(TASK TO CARRY OUT)
Leave out the pictures and repeat the rest of the material exactly.

## START DATASET SECTION

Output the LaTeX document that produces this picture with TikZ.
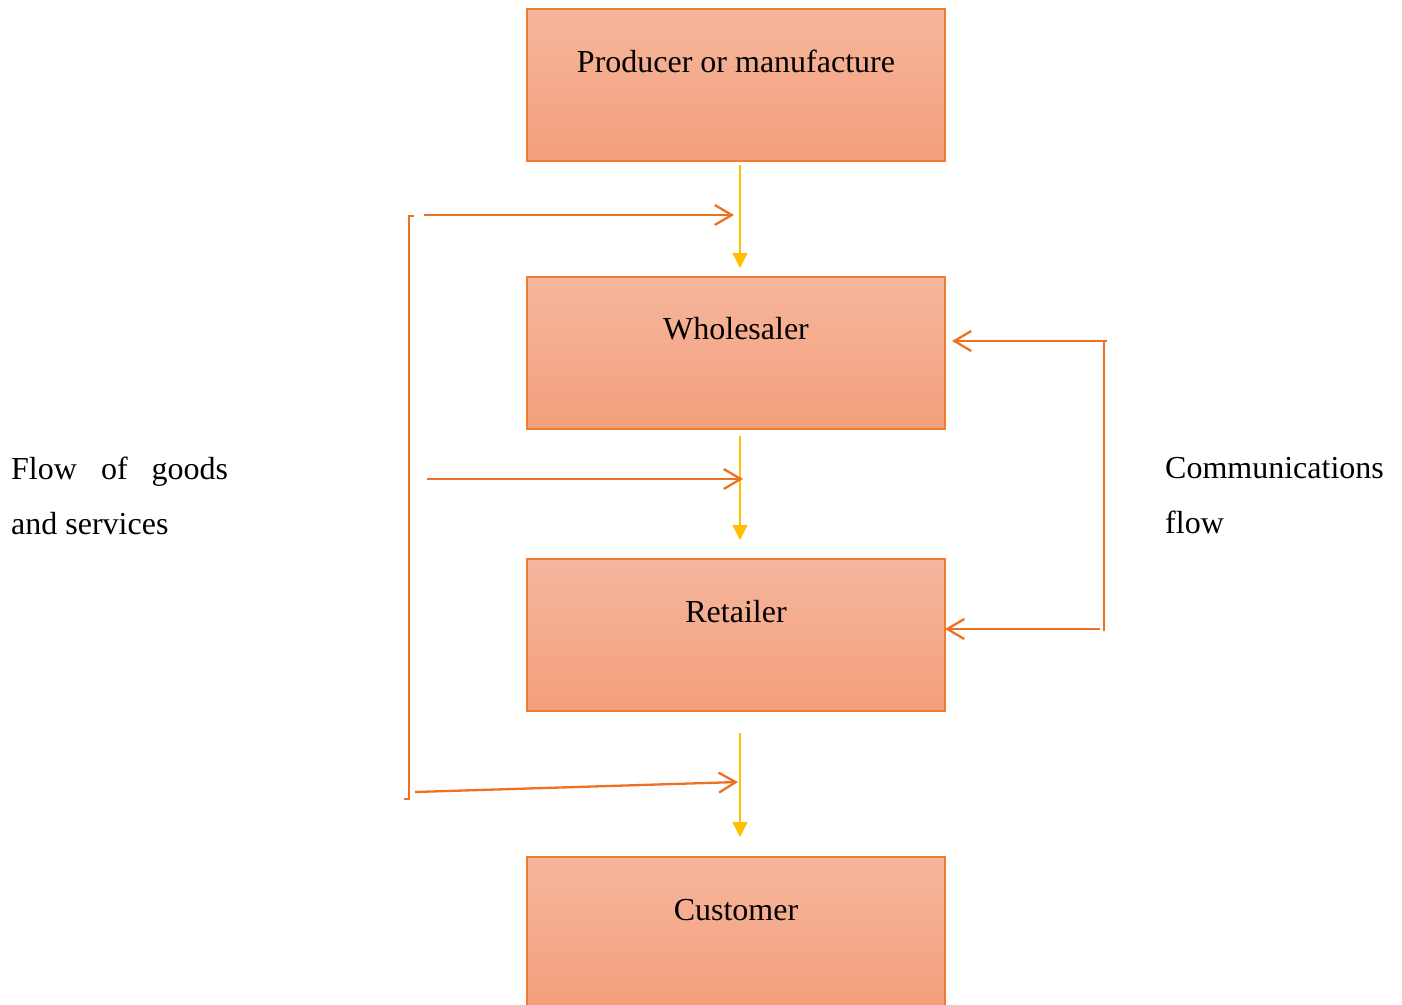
\documentclass[tikz,border=0pt]{standalone}
\usepackage{fontspec}
\setmainfont{Liberation Serif}
\usetikzlibrary{arrows.meta}
\definecolor{boxedge}{HTML}{ED7D31}
\definecolor{boxtop}{HTML}{F5B69D}
\definecolor{boxbot}{HTML}{F49F7B}
\definecolor{ylw}{HTML}{FFC000}
\definecolor{org}{HTML}{EE7023}
\tikzset{
  box/.style={draw=boxedge, line width=1.3pt, top color=boxtop, bottom color=boxbot,
    minimum width=418pt, minimum height=152pt, inner sep=0pt},
  lbl/.style={font=\fontsize{32}{38}\selectfont, inner sep=0pt, anchor=base},
  side/.style={font=\fontsize{32}{55}\selectfont, inner sep=0pt, anchor=north west, align=justify},
  yarrow/.style={draw=ylw, line width=1.4pt, -{Triangle[width=15pt,length=15pt]}},
  oarrow/.style={draw=org, line width=2.3pt, -{Straight Barb[length=17pt,width=20pt]}},
  oline/.style={draw=org, line width=2.3pt},
}
\begin{document}
\begin{tikzpicture}[x=1pt,y=-1pt]
\useasboundingbox (0,0) rectangle (1402,1004);
% boxes
\node[box] (prod)  at (736,85)  {};
\node[box] (whole) at (736,353) {};
\node[box] (ret)   at (736,635) {};
\node[box] (cust)  at (736,933) {};
\node[lbl] (tprod)  at (736,72)  {Producer or manufacture};
\node[lbl] (twhole) at (736,339) {Wholesaler};
\node[lbl] (tret)   at (736,622) {Retailer};
\node[lbl] (tcust)  at (736,920) {Customer};
% yellow flow arrows
\coordinate (y1s) at (740,165); \coordinate (y1e) at (740,268);
\coordinate (y2s) at (740,436); \coordinate (y2e) at (740,540);
\coordinate (y3s) at (740,733); \coordinate (y3e) at (740,837);
\draw[yarrow] (y1s) -- (y1e);
\draw[yarrow] (y2s) -- (y2e);
\draw[yarrow] (y3s) -- (y3e);
% left bracket and goods arrows
\coordinate (lb1) at (414,216); \coordinate (lb2) at (409,216);
\coordinate (lb3) at (409,799); \coordinate (lb4) at (404,799);
\draw[oline] (lb1) -- (lb2) -- (lb3) -- (lb4);
\coordinate (g1s) at (424,215); \coordinate (g1e) at (734,215);
\coordinate (g2s) at (427,479); \coordinate (g2e) at (743,479);
\coordinate (g3s) at (415,792); \coordinate (g3e) at (738,782);
\draw[oarrow] (g1s) -- (g1e);
\draw[oarrow] (g2s) -- (g2e);
\draw[oarrow] (g3s) -- (g3e);
% right communications bracket
\coordinate (c1) at (1107,341); \coordinate (c2) at (1104,341);
\coordinate (c3) at (1104,631);
\draw[oline] (c2) -- (c3);
\coordinate (c1e) at (952,341);
\coordinate (c2s) at (1100,629); \coordinate (c2e) at (945,629);
\draw[oarrow] (c1) -- (c1e);
\draw[oarrow] (c2s) -- (c2e);
% side texts
\node[side, text width=217pt] (goods) at (11,457) {Flow of goods\linebreak and services};
\node[side, text width=230pt, align=left] (comm) at (1165,457) {Communications\\flow};
\end{tikzpicture}
\end{document}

## END DATASET SECTION

(OUTPUT FOR THIS TASK)
Output the LaTeX document that produces this picture with TikZ.
\documentclass[tikz,border=0pt]{standalone}
\usepackage{fontspec}
\setmainfont{Liberation Serif}
\usetikzlibrary{arrows.meta}
\definecolor{boxedge}{HTML}{ED7D31}
\definecolor{boxtop}{HTML}{F5B69D}
\definecolor{boxbot}{HTML}{F49F7B}
\definecolor{ylw}{HTML}{FFC000}
\definecolor{org}{HTML}{EE7023}
\tikzset{
  box/.style={draw=boxedge, line width=1.3pt, top color=boxtop, bottom color=boxbot,
    minimum width=418pt, minimum height=152pt, inner sep=0pt},
  lbl/.style={font=\fontsize{32}{38}\selectfont, inner sep=0pt, anchor=base},
  side/.style={font=\fontsize{32}{55}\selectfont, inner sep=0pt, anchor=north west, align=justify},
  yarrow/.style={draw=ylw, line width=1.4pt, -{Triangle[width=15pt,length=15pt]}},
  oarrow/.style={draw=org, line width=2.3pt, -{Straight Barb[length=17pt,width=20pt]}},
  oline/.style={draw=org, line width=2.3pt},
}
\begin{document}
\begin{tikzpicture}[x=1pt,y=-1pt]
\useasboundingbox (0,0) rectangle (1402,1004);
% boxes
\node[box] (prod)  at (736,85)  {};
\node[box] (whole) at (736,353) {};
\node[box] (ret)   at (736,635) {};
\node[box] (cust)  at (736,933) {};
\node[lbl] (tprod)  at (736,72)  {Producer or manufacture};
\node[lbl] (twhole) at (736,339) {Wholesaler};
\node[lbl] (tret)   at (736,622) {Retailer};
\node[lbl] (tcust)  at (736,920) {Customer};
% yellow flow arrows
\coordinate (y1s) at (740,165); \coordinate (y1e) at (740,268);
\coordinate (y2s) at (740,436); \coordinate (y2e) at (740,540);
\coordinate (y3s) at (740,733); \coordinate (y3e) at (740,837);
\draw[yarrow] (y1s) -- (y1e);
\draw[yarrow] (y2s) -- (y2e);
\draw[yarrow] (y3s) -- (y3e);
% left bracket and goods arrows
\coordinate (lb1) at (414,216); \coordinate (lb2) at (409,216);
\coordinate (lb3) at (409,799); \coordinate (lb4) at (404,799);
\draw[oline] (lb1) -- (lb2) -- (lb3) -- (lb4);
\coordinate (g1s) at (424,215); \coordinate (g1e) at (734,215);
\coordinate (g2s) at (427,479); \coordinate (g2e) at (743,479);
\coordinate (g3s) at (415,792); \coordinate (g3e) at (738,782);
\draw[oarrow] (g1s) -- (g1e);
\draw[oarrow] (g2s) -- (g2e);
\draw[oarrow] (g3s) -- (g3e);
% right communications bracket
\coordinate (c1) at (1107,341); \coordinate (c2) at (1104,341);
\coordinate (c3) at (1104,631);
\draw[oline] (c2) -- (c3);
\coordinate (c1e) at (952,341);
\coordinate (c2s) at (1100,629); \coordinate (c2e) at (945,629);
\draw[oarrow] (c1) -- (c1e);
\draw[oarrow] (c2s) -- (c2e);
% side texts
\node[side, text width=217pt] (goods) at (11,457) {Flow of goods\linebreak and services};
\node[side, text width=230pt, align=left] (comm) at (1165,457) {Communications\\flow};
\end{tikzpicture}
\end{document}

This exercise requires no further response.